From the customer’s perspective, the outcome remains attractive. Customer savings stay solidly positive, since the PPA price is still set below the avoided cost-based credit rate. In other words, even in this extreme scenario, the customer benefits while the developer finally begins to see economic viability.

However, this result comes with an important caveat. Achieving a fully installed cost at or below one dollar per watt for a front-of-the-meter project of this size, under today’s market conditions, is highly optimistic. It would require near-perfect alignment of equipment pricing, construction efficiency, interconnection costs, and site conditions, with very little room for error.

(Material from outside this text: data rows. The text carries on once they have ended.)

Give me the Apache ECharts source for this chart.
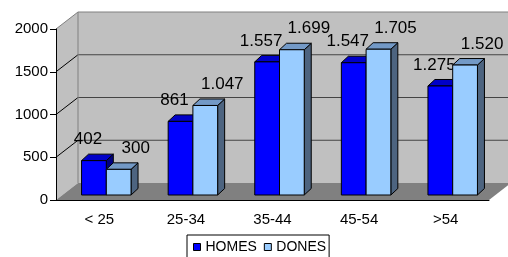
<!DOCTYPE html>
<html>
<head>
<meta charset="utf-8">
<script src="https://cdn.jsdelivr.net/npm/echarts@6/dist/echarts.min.js"></script>
<style>
  html, body { margin: 0; padding: 0; background: #fff; }
  #chart { width: 508px; height: 257px; }
</style>
</head>
<body>
<div id="chart"></div>
<script>
// ---- data ----
const categories = ['< 25', '25-34', '35-44', '45-54', '>54'];
const homes = [402, 861, 1557, 1547, 1275];
const dones = [300, 1047, 1699, 1705, 1520];
const yMax = 2000;
const yStep = 500;

// ---- 3D look ----
const FONT = '"Liberation Sans", Arial, sans-serif';
const DEPTH = [22, -17];     // floor / wall depth offset
const BAR_FRONT = [7, -5];   // bar front plane inside the depth
const BAR_DEPTH = [7, -6.5]; // bar thickness

// 1.047 style labels
function fmt(v) {
  if (v < 1000) return String(v);
  const r = String(v % 1000).padStart(3, '0');
  return Math.floor(v / 1000) + '.' + r;
}

// ---- floor, walls and gridlines ----
function renderWalls(params, api) {
  const p0 = api.coord([0, 0]);
  const w = api.size([1, 0])[0];
  const x0 = p0[0] - w / 2;
  const x1 = x0 + w * categories.length;
  const yb = p0[1];
  const yt = api.coord([0, yMax])[1];
  const dx = DEPTH[0], dy = DEPTH[1];
  const children = [
    { type: 'polygon', shape: { points: [[x0 + dx, yt + dy], [x1 + dx, yt + dy], [x1 + dx, yb + dy], [x0 + dx, yb + dy]] },
      style: { fill: '#c0c0c0' } },
    { type: 'polygon', shape: { points: [[x0, yb], [x0, yt], [x0 + dx, yt + dy], [x0 + dx, yb + dy]] },
      style: { fill: '#c0c0c0' } },
    { type: 'polygon', shape: { points: [[x0, yb], [x1, yb], [x1 + dx, yb + dy], [x0 + dx, yb + dy]] },
      style: { fill: '#808080' } }
  ];
  for (let v = yStep; v < yMax; v += yStep) {
    const y = api.coord([0, v])[1];
    children.push({ type: 'line', shape: { x1: x0, y1: y, x2: x0 + dx, y2: y + dy }, style: { stroke: '#000', lineWidth: 1 } });
    children.push({ type: 'line', shape: { x1: x0 + dx, y1: y + dy, x2: x1 + dx, y2: y + dy }, style: { stroke: '#444', lineWidth: 1 } });
  }
  // wall edges
  children.push({ type: 'polyline', shape: { points: [[x0, yt], [x0 + dx, yt + dy], [x1 + dx, yt + dy]] }, style: { stroke: '#808080', fill: null, lineWidth: 1 } });
  children.push({ type: 'line', shape: { x1: x0 + dx, y1: yt + dy, x2: x0 + dx, y2: yb + dy }, style: { stroke: '#808080', lineWidth: 1 } });
  return { type: 'group', children: children };
}

// ---- one 3D column ----
function barRenderer(side, colors, labelShift) {
  return function (params, api) {
    const i = api.value(0), v = api.value(1);
    const base = api.coord([i, 0]);
    const top = api.coord([i, v]);
    const bw = api.size([1, 0])[0] / 3.5;
    const xl = base[0] + (side < 0 ? -bw : 0) + BAR_FRONT[0];
    const xr = xl + bw;
    const yb = base[1] + BAR_FRONT[1];
    const yt = top[1] + BAR_FRONT[1];
    const bx = BAR_DEPTH[0], by = BAR_DEPTH[1];
    const line = { stroke: '#000', lineWidth: 1, lineJoin: 'round' };
    return {
      type: 'group',
      children: [
        { type: 'polygon', shape: { points: [[xr, yb], [xr + bx, yb + by], [xr + bx, yt + by], [xr, yt]] },
          style: Object.assign({ fill: colors[2] }, line) },
        { type: 'polygon', shape: { points: [[xl, yt], [xr, yt], [xr + bx, yt + by], [xl + bx, yt + by]] },
          style: Object.assign({ fill: colors[1] }, line) },
        { type: 'polygon', shape: { points: [[xl, yb], [xr, yb], [xr, yt], [xl, yt]] },
          style: Object.assign({ fill: colors[0] }, line) },
        { type: 'text', style: { text: fmt(v), x: (xl + xr) / 2 + labelShift, y: yt - 21,
            align: 'center', verticalAlign: 'middle', fill: '#000', font: '17px ' + FONT } }
      ]
    };
  };
}

const homesColors = ['#0000ff', '#0000c8', '#000080'];
const donesColors = ['#99ccff', '#7399c6', '#4d6480'];

const chart = echarts.init(document.getElementById('chart'));
chart.setOption({
  animation: false,
  backgroundColor: '#fff',
  grid: { left: 56, right: 19, top: 29, bottom: 57 },
  xAxis: {
    type: 'category',
    data: categories,
    axisLine: { lineStyle: { color: '#000', width: 1 } },
    axisTick: { length: 6, lineStyle: { color: '#000' } },
    axisLabel: { color: '#000', fontSize: 15, fontFamily: FONT, margin: 12 }
  },
  yAxis: {
    type: 'value',
    min: 0,
    max: yMax,
    interval: yStep,
    axisLine: { show: true, lineStyle: { color: '#000', width: 1 } },
    axisTick: { show: true, length: 6, lineStyle: { color: '#000' } },
    splitLine: { show: false },
    axisLabel: { color: '#000', fontSize: 15, fontFamily: FONT, margin: 8, formatter: v => String(v) }
  },
  legend: {
    left: 187,
    top: 235,
    itemWidth: 7,
    itemHeight: 7,
    itemGap: 7,
    padding: [5, 3, 16, 6],
    borderColor: '#000',
    borderWidth: 1,
    textStyle: { color: '#000', fontSize: 14, fontFamily: FONT },
    data: [
      { name: 'HOMES', icon: 'rect', itemStyle: { color: homesColors[0], borderColor: '#000', borderWidth: 1 } },
      { name: 'DONES', icon: 'rect', itemStyle: { color: donesColors[0], borderColor: '#000', borderWidth: 1 } }
    ]
  },
  series: [
    { type: 'custom', name: 'walls', z: -1, silent: true, renderItem: renderWalls, data: [[0, 0]] },
    { type: 'custom', name: 'HOMES', itemStyle: { color: homesColors[0] },
      renderItem: barRenderer(-1, homesColors, -6), encode: { x: 0, y: 1 },
      data: homes.map((v, i) => [i, v]) },
    { type: 'custom', name: 'DONES', itemStyle: { color: donesColors[0] },
      renderItem: barRenderer(1, donesColors, 17), encode: { x: 0, y: 1 },
      data: dones.map((v, i) => [i, v]) }
  ]
});
</script>
</body>
</html>
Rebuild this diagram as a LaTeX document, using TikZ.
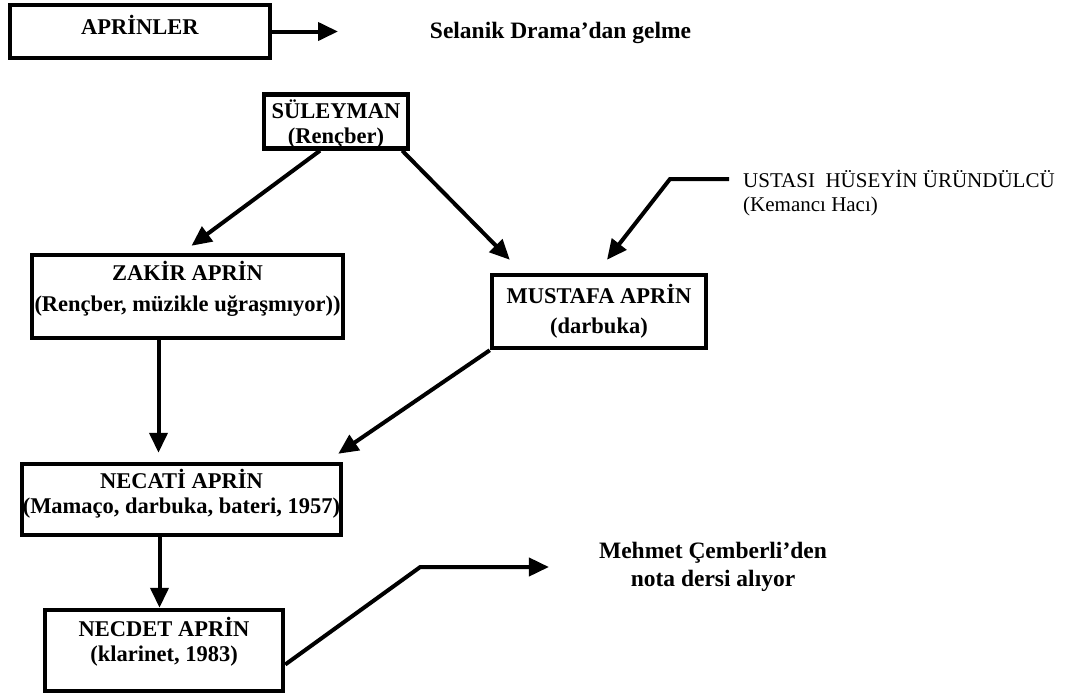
\documentclass[tikz,border=0pt]{standalone}
\usepackage{fontspec}
\setmainfont{Liberation Serif}
\usetikzlibrary{calc,arrows.meta}

\begin{document}
\begin{tikzpicture}[x=1pt,y=-1pt,
    kutu/.style={draw,line width=4.5pt,inner sep=0pt,align=center,font=\fontsize{22.5}{25}\selectfont\bfseries},
    yazi/.style={inner sep=0pt,align=center,font=\fontsize{23.5}{28}\selectfont\bfseries},
    ok/.style={line width=4pt,-{Triangle[length=20pt,width=18pt]}}]
    \useasboundingbox (0,0) rectangle (1066,694);
    % kutular
    \node (aprinler) at (140,31.5) [kutu,minimum width=260pt,minimum height=53pt,text depth=13pt]{APRİNLER};
    \node (selanik) at (560.5,33) [yazi]{Selanik Drama'dan gelme};
    \coordinate (selanikucu) at (338,31.5);
    \node (suleyman) at (336,121.5) [kutu,minimum width=144pt,minimum height=53pt,text height=49pt]{SÜLEYMAN\\(Rençber)};
    \node (zakir) at (187.5,296.5) [kutu,minimum width=311pt,minimum height=83pt,text depth=20pt,font=\fontsize{22.5}{31}\selectfont\bfseries]{ZAKİR APRİN\\(Rençber, müzikle uğraşmıyor))};
    \node (mustafa) at (599,311.5) [kutu,minimum width=214pt,minimum height=73pt,font=\fontsize{22.5}{30}\selectfont\bfseries]{MUSTAFA APRİN\\(darbuka)};
    \node (ustasi) at (743,170) [anchor=north west,inner sep=0pt,align=left,font=\fontsize{21}{24}\selectfont]{USTASI\ \ HÜSEYİN ÜRÜNDÜLCÜ\\(Kemancı Hacı)};
    \node (necati) at (181.5,499.5) [kutu,minimum width=319pt,minimum height=71pt,text depth=16pt]{NECATİ APRİN\\(Mamaço, darbuka, bateri, 1957)};
    \node (necdet) at (164,650.5) [kutu,minimum width=238pt,minimum height=81pt,text depth=23pt]{NECDET APRİN\\(klarinet, 1983)};
    \node (mehmet) at (713,567) [yazi]{Mehmet Çemberli'den\\nota dersi alıyor};
    % oklar
    \draw[ok] (aprinler.east) -- (selanikucu);
    \draw[ok] ($(suleyman.south)+(-16,0)$) -- ($(zakir.north)+(4,-7)$);
    \draw[ok] ($(suleyman.south east)+(-8,0)$) -- ($(mustafa.north west)+(20,-13)$);
    \draw[ok] ($(ustasi.north west)+(-14,9)$) -- ++(-59,0) -- ($(mustafa.north)+(8,-13)$);
    \draw[ok] ($(zakir.south)+(-29,0)$) -- ($(necati.north)+(-23,-9)$);
    \draw[ok] (mustafa.south west) -- ($(necati.north east)+(-5,-8)$);
    \draw[ok] ($(necati.south)+(-22,0)$) -- ($(necdet.north)+(-4.5,0)$);
    \draw[ok] ($(necdet.east)+(0,14)$) -- ++(135,-97.5) -- ($(mehmet.west)+(-50,0)$);
\end{tikzpicture}
\end{document}
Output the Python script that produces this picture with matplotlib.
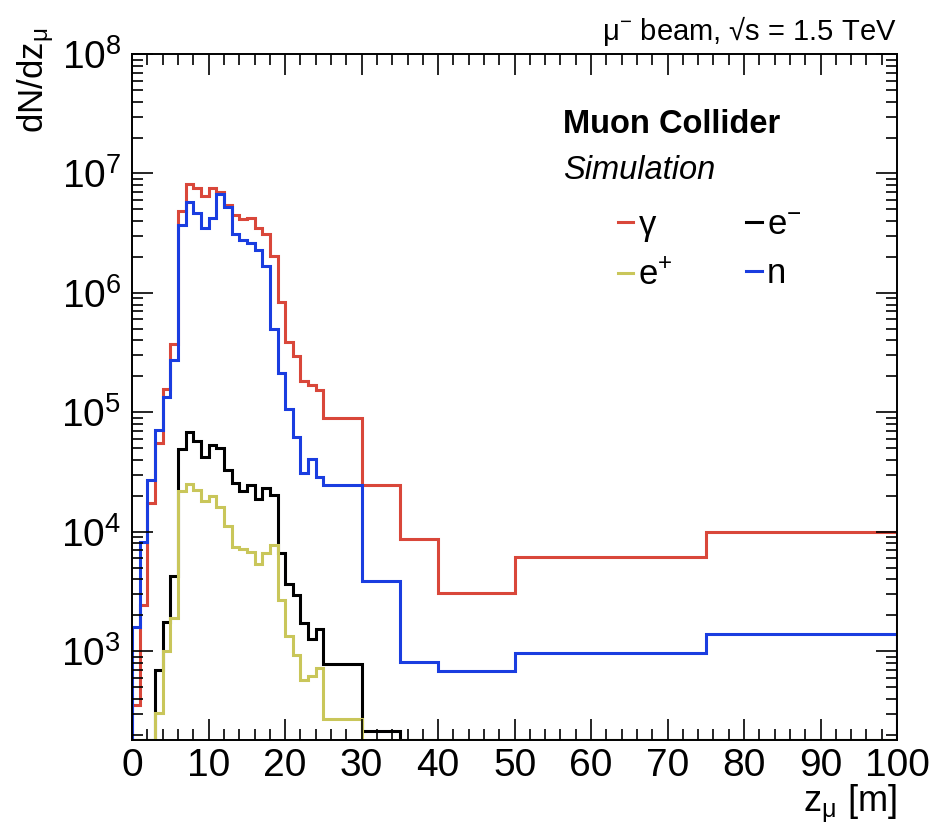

This stress test does not so much rescue the project as it reinforces the earlier conclusion. The Green Source Advantage structure can work on paper, but only under conditions that are well outside what most developers would consider realistic. In practice, that makes the pathway narrow, fragile, and difficult to replicate at scale.

---

Final Takeaway

The takeaway from this exercise is not that front-of-the-meter solar cannot work in North Carolina, nor that Duke Energy’s program is flawed by design. Rather, under these specific conditions, the numbers simply do not line up in a way that makes the project trifecta-feasible for the customer, the developer, and the utility at the same time.

This is not about throwing shade at solar, utilities, or a state’s ability to host renewable projects. Sometimes things work. Sometimes they do not. That is perfectly fine. What is not healthy is carrying the flag of a mission, even a good one like decarbonization, and convincing ourselves that it must work no matter what.

Some projects pencil. Others do not. That is the beauty of numbers. As Shakira almost certainly said at some point, my numbers don’t lie (or something like that I can’t remember the exact lyrics!)